The idea behind doing this sort of stuff is to engage with the individuals that are off message, draw out the reasons for their recalcitrance and then (referring to your trusty message-of-the-day handbook) meet the concerns one at a time by providing solid rebuttals backed by evidence. The marketing theory behind this class of engagement is that by demonstrating that even the most recalcitrant of individuals' issues can be dealt with in a reasonable fashion your efforts are amplified amongst the community you are working with.
Oh, and you also typically identify yourself as working on behalf of the company in question. Works fucking wonders for companies within the Spiceworks, Zenoss and Puppet communities, as well as the absolutely stellar Twitter social media teams that I've worked with. (Note: Microsoft's Twitter teams are awful because they aren't authorized to actually help you.)
The horrific ineptitude is why I am willing to believe that this AC is indeed a paid Microsoft Deep Web FUD coward. Because Microsoft is historically unbelievably terrible at social media and community engagement of all kinds.
If you want community engagement that Just Fucking Works look at companies like Veeam, Simplivity, Nuntanix and - increasingly - Symantec. Matt Stephenson (@packmatt73) is truly godlike with regards to community engagement and he is really helping Symantec reform how it's helping customers.

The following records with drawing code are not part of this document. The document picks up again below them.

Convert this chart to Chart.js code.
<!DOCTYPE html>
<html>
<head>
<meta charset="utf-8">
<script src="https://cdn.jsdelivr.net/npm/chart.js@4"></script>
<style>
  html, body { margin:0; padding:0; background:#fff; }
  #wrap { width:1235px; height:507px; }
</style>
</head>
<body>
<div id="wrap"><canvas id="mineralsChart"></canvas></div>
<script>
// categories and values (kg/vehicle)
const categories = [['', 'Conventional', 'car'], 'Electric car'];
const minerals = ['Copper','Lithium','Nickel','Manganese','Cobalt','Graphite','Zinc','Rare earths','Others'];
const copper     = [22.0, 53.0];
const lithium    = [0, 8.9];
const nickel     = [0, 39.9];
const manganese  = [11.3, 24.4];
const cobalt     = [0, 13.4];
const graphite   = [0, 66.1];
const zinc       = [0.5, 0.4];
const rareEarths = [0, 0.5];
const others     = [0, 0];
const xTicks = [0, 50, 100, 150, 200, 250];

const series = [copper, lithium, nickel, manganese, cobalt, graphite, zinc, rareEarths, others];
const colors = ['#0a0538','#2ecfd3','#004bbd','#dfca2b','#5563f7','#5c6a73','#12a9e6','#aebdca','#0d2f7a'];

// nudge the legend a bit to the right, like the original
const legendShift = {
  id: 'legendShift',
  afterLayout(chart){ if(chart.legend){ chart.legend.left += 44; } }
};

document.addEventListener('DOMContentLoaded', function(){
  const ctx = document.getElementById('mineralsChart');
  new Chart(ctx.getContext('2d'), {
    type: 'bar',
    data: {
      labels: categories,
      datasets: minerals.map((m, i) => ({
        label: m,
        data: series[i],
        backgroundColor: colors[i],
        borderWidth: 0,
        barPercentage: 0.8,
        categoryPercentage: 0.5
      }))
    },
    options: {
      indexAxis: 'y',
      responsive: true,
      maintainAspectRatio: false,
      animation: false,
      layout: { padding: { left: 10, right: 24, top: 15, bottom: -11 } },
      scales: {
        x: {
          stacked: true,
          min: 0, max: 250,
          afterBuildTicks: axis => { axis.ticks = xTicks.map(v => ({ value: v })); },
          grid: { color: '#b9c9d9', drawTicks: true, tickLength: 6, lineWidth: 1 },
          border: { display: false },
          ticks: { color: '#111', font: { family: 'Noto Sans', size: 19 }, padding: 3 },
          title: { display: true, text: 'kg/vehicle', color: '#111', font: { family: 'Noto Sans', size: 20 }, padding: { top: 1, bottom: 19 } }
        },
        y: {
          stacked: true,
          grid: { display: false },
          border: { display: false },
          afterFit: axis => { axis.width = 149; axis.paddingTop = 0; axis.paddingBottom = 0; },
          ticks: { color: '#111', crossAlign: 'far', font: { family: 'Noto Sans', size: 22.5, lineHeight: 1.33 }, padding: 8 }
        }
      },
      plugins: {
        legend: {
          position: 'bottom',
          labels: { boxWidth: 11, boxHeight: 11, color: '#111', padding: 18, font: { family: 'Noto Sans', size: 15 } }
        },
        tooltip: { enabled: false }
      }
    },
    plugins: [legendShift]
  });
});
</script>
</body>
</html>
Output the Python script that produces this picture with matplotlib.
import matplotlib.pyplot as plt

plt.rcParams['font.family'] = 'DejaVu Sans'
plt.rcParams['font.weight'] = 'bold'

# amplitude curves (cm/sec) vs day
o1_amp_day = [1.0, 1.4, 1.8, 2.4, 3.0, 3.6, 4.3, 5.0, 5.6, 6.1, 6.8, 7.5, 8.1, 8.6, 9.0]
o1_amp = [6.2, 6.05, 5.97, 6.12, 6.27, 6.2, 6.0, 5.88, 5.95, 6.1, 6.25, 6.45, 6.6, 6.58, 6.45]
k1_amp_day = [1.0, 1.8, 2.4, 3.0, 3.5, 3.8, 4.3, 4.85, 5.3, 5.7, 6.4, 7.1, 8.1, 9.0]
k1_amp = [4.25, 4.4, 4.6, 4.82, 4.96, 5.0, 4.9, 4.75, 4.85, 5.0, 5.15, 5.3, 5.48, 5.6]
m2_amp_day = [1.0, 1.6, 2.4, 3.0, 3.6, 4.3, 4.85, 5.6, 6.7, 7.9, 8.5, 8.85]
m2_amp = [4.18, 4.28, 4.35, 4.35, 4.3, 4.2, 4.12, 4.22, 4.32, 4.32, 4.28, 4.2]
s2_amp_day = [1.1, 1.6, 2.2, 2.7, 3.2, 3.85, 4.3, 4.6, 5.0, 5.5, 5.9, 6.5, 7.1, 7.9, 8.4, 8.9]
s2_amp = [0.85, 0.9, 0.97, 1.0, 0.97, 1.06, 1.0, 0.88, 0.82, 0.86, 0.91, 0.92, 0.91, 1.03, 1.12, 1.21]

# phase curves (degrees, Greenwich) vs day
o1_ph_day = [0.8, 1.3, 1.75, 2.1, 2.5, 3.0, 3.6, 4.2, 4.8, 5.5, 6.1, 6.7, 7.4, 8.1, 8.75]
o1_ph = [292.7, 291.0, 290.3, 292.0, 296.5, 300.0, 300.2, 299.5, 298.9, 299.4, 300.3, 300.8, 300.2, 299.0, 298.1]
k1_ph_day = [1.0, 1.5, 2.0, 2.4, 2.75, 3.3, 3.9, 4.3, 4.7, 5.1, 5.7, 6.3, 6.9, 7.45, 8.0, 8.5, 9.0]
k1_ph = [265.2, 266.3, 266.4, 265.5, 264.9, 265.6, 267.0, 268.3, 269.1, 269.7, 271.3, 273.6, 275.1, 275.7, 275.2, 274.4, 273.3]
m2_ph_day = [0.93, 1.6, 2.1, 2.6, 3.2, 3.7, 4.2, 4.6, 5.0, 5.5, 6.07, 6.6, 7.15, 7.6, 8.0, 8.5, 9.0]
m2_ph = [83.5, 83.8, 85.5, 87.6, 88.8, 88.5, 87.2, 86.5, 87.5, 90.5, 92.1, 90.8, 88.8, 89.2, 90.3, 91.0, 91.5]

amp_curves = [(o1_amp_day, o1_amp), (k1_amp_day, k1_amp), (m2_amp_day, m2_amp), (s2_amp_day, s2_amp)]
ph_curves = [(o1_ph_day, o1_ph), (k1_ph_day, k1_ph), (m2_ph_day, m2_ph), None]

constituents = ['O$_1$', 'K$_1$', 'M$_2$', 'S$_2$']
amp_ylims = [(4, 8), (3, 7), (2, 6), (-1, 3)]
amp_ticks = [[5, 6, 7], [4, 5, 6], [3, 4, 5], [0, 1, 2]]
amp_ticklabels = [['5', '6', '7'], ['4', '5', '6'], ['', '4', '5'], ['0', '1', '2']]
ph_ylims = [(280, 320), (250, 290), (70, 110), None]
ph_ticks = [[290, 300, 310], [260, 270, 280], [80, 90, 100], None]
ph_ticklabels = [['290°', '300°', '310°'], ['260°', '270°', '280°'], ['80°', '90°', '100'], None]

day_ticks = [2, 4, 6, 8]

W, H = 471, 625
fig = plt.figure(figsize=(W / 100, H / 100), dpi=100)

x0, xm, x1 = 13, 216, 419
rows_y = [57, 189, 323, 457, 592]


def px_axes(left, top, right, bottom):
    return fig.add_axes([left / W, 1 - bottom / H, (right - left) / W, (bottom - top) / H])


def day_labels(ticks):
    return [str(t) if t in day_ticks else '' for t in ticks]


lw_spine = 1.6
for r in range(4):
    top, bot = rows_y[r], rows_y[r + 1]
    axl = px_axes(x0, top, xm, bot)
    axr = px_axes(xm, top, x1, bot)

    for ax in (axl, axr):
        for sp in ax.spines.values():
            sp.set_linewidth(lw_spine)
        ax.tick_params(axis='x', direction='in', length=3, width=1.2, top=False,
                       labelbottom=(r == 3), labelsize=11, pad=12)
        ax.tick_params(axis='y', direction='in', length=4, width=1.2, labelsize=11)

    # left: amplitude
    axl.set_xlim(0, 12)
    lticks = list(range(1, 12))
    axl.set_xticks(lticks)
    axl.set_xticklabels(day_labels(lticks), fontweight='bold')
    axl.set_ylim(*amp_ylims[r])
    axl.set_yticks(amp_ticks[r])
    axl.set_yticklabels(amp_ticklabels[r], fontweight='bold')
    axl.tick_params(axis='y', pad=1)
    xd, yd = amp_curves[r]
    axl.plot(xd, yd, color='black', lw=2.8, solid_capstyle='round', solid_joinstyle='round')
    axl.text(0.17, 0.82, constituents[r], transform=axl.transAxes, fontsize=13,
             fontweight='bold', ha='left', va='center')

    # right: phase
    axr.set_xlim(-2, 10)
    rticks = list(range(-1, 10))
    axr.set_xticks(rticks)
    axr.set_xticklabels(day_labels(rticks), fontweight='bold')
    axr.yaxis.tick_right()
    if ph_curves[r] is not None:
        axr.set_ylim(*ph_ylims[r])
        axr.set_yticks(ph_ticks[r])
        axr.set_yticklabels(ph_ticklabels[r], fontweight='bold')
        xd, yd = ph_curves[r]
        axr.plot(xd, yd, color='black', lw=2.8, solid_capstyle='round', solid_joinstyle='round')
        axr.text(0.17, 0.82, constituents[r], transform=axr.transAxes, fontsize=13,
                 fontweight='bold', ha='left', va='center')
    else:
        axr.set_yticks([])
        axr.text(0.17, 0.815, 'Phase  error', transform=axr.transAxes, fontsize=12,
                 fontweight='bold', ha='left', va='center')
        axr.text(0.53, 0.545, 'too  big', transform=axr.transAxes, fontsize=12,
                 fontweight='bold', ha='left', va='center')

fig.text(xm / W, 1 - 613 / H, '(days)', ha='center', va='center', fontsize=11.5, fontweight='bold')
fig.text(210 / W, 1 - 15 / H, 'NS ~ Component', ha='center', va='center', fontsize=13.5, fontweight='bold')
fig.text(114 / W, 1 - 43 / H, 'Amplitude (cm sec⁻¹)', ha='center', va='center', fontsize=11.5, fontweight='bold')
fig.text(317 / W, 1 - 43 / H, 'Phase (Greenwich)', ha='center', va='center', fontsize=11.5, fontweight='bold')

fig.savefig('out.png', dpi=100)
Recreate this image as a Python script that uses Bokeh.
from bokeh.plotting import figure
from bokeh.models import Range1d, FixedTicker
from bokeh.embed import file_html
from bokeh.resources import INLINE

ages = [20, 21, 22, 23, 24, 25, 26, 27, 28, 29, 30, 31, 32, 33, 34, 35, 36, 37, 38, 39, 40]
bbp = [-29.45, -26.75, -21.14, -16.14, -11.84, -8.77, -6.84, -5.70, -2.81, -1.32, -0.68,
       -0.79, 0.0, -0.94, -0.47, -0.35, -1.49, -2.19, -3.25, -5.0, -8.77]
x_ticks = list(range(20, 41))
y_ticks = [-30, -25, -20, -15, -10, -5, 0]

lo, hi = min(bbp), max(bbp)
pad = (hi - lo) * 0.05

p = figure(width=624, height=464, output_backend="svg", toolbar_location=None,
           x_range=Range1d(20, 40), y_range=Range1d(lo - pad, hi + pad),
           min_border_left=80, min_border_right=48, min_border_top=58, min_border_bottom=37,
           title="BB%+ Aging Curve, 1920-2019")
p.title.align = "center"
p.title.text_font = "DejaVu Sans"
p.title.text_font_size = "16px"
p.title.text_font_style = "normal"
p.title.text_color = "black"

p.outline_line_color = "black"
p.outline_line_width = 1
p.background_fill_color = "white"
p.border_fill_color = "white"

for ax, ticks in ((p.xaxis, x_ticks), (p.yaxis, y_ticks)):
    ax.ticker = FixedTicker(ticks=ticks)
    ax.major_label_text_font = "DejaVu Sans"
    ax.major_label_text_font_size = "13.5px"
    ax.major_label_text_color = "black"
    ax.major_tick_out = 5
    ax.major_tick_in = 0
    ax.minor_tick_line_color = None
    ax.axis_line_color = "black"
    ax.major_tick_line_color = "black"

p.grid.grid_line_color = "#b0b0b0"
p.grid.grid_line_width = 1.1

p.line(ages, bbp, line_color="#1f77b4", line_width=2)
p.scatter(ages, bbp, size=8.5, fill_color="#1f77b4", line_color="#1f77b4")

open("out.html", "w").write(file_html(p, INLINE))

There's the key, however: helping customers. When you engage a proper deep web nerd - Josh from my company, eGeek, or Matt from Symantec, Rick Vanover from Veeam, JMT from VMware, Gabe Chapman from Simplivity or so on - they use channels like Twitter, Spiceworks or even The Register's forums to find out what needs to be done to meet that customer's needs, then get the right people joined up to make that happen.
Does it shock me at all that Microsoft would put a body into place that goes through the motions, but has no authority to help the customer and can only repeat pre-canned statements from heavily vetted slides? No. Call their support. Talk to their Twitter guys. Interact with their PR staff. Deal with Microsoft in any official or semi-official capacity when you are less than a 2500-seat enterprise customer and this is exactly what you get.
So would Microsoft waste money on a meat sack to "social media" EL Reg's forums? Fuck yes. And that meat sack would behave exactly like the one that's been plaguing us for the past few months.
Microsoft is corporately incapable of fielding a body that behaves in any other way...but they'd try really, really hard because everyone else is doing it. Then they'll abandon it after three structuring attempts because they simply can't understand why it works for others but not them.